Claude Roy croque le portrait le plus affûté de Marguerite : « Elle avait un esprit abrupt, une véhémence baroque et souvent cocasse, une ressource infinie de fureur, d’appétit, de chaleur, d’étonnement, une brutalité de chèvre, une innocence de fleur, une douceur de chat. [...] Et ce mélange, inimitable, de la Religieuse portugaise et d’Edith Piaf, la préciosité baroque et la simplicité d’une paysanne qui va aux champs avec sa petite serpette et son petit panier. »
Marguerite a perdu deux fois un enfant : à dix-douze ans, la fille abandonnée par la mendiante et à vingt-huit ans, un fils à la naissance. L'écriture chez Duras sert de barrage contre la folie : folie maternelle qui lui donne "un enfant à mourir", propre folie de Marguerite qui, à plusieurs reprises, se sent proche de cet état.

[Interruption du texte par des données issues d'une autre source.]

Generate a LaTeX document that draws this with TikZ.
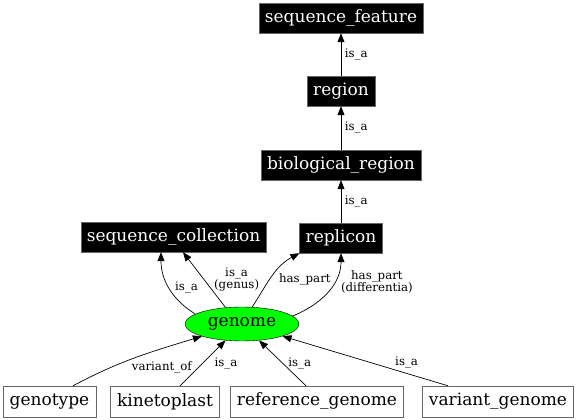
\documentclass[tikz,border=0pt]{standalone}
\usepackage{fontspec}
\setmainfont{DejaVu Serif}
\usetikzlibrary{positioning,arrows.meta,shapes.geometric}
\definecolor{genomegreen}{HTML}{00FF00}
\definecolor{boxedge}{HTML}{666666}
\newcommand{\boxfont}{\fontsize{17}{18}\selectfont}
\newcommand{\relfont}{\fontsize{11.8}{12}\selectfont}
\tikzset{
  term/.style={fill=black, text=white, draw=boxedge, font=\boxfont, minimum height=30pt, inner xsep=6pt},
  leaf/.style={fill=white, draw=boxedge, font=\boxfont, minimum height=31pt, inner xsep=6.5pt},
  rel/.style={-{Triangle[length=9pt,width=7pt]}, line width=0.7pt},
  lab/.style={font=\relfont, inner sep=1.5pt, align=center}
}

\begin{document}
\begin{tikzpicture}[x=1pt,y=1pt]
  \useasboundingbox (0,0) rectangle (576,420);
  % upper chain
  \node[term] (sf)       at (341,402)   {sequence\_feature};
  \node[term] (region)   at (341,329)   {region};
  \node[term] (bio)      at (341,255)   {biological\_region};
  \node[term] (seqcol)   at (173.5,183) {sequence\_collection};
  \node[term] (replicon) at (341,182)   {replicon};
  \node[ellipse, draw=black, fill=genomegreen, minimum width=114pt, minimum height=34pt,
        inner sep=0pt, font=\boxfont] (genome) at (242,96) {genome};
  % lower row
  \node[leaf] (genotype) at (49.5,18.5) {genotype};
  \node[leaf] (kineto)   at (165,18.5)  {kinetoplast};
  \node[leaf] (refgen)   at (317,18.5)  {reference\_genome};
  \node[leaf] (vargen)   at (498,18.5)  {variant\_genome};

  \draw[rel] (region) -- node[lab,right=2pt]{is\_a} (sf);
  \draw[rel] (bio) -- node[lab,right=2pt]{is\_a} (region);
  \draw[rel] (replicon) -- node[lab,right=2pt]{is\_a} (bio);

  \draw[rel] (genome.168) to[out=148,in=-90] node[lab,pos=.5,right=4pt]{is\_a} ([xshift=-12.5pt]seqcol.south);
  \draw[rel] (genome.135) -- node[lab,right=8pt]{is\_a\\(genus)} ([xshift=9.5pt]seqcol.south);
  \draw[rel] (genome.59.5) to[out=57,in=208] node[lab,pos=.45,right=7pt]{has\_part} (replicon.south west);
  \draw[rel] (genome.9) to[out=22,in=-90] node[lab,pos=.65,right=5pt]{has\_part\\(differentia)} (replicon.south);

  \draw[rel] ([xshift=23.5pt]genotype.north) to[out=28,in=197] node[lab,pos=.45,anchor=north west]{variant\_of} (genome.197);
  \draw[rel] ([xshift=15pt]kineto.north) -- node[lab,right=10pt]{is\_a} (genome);
  \draw[rel] ([xshift=-11pt]refgen.north) -- node[lab,right=4pt]{is\_a} (genome);
  \draw[rel] ([xshift=-50pt]vargen.north) -- node[lab,pos=.25,above=3pt]{is\_a} (genome);
\end{tikzpicture}
\end{document}
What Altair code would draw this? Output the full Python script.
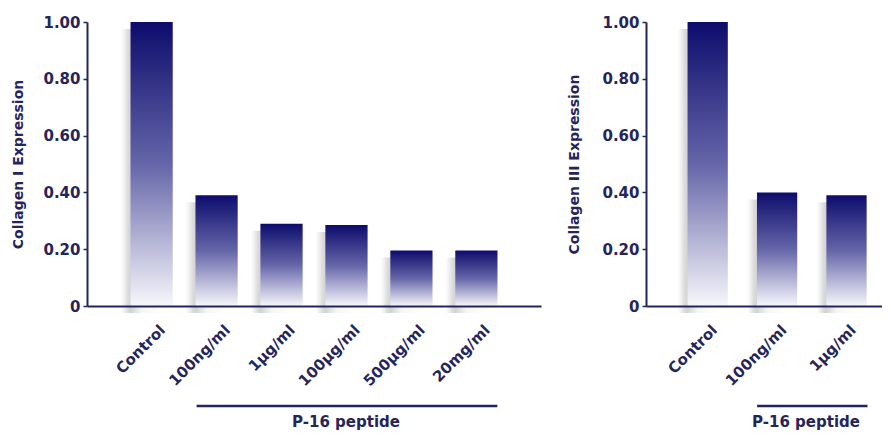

Que racontait-elle ? Essentiellement des histoires d'amour, vues sous l'angle du désir, d'amour-passion, d'amour-à-mort, d'amour au-delà de l'amour.
Tout au long de sa vie, elle a développé une mystique de l'écriture, où mère et mer s'entendent au-delà de l'homophonie, où cri et écrit sont des mots qui vont bien ensemble. Elle ne cède sur rien. Elle suit la pente de son désir.
L'amour est la grande affaire de Marguerite Duras, dans sa vie comme dans son œuvre. Sismographe du cœur, elle est l'écrivain du désir, l'auteur de la passion. Elle a vécu, décrit, mis en scène, filmé l'amour. Ses titres y font référence: L'amour, L'amant...
Duras incarne la figure de l'écrivain avec l'écriture pour destin et le livre comme fétiche. C'était sa raison de vivre ou plutôt de ne pas mourir, "un risque mortel" entouré de solitude. Et si on la raille, si on la pastiche, c'est parce qu'elle a un style à elle, unique dans la littérature. Sa petite musique tient de l'incantation.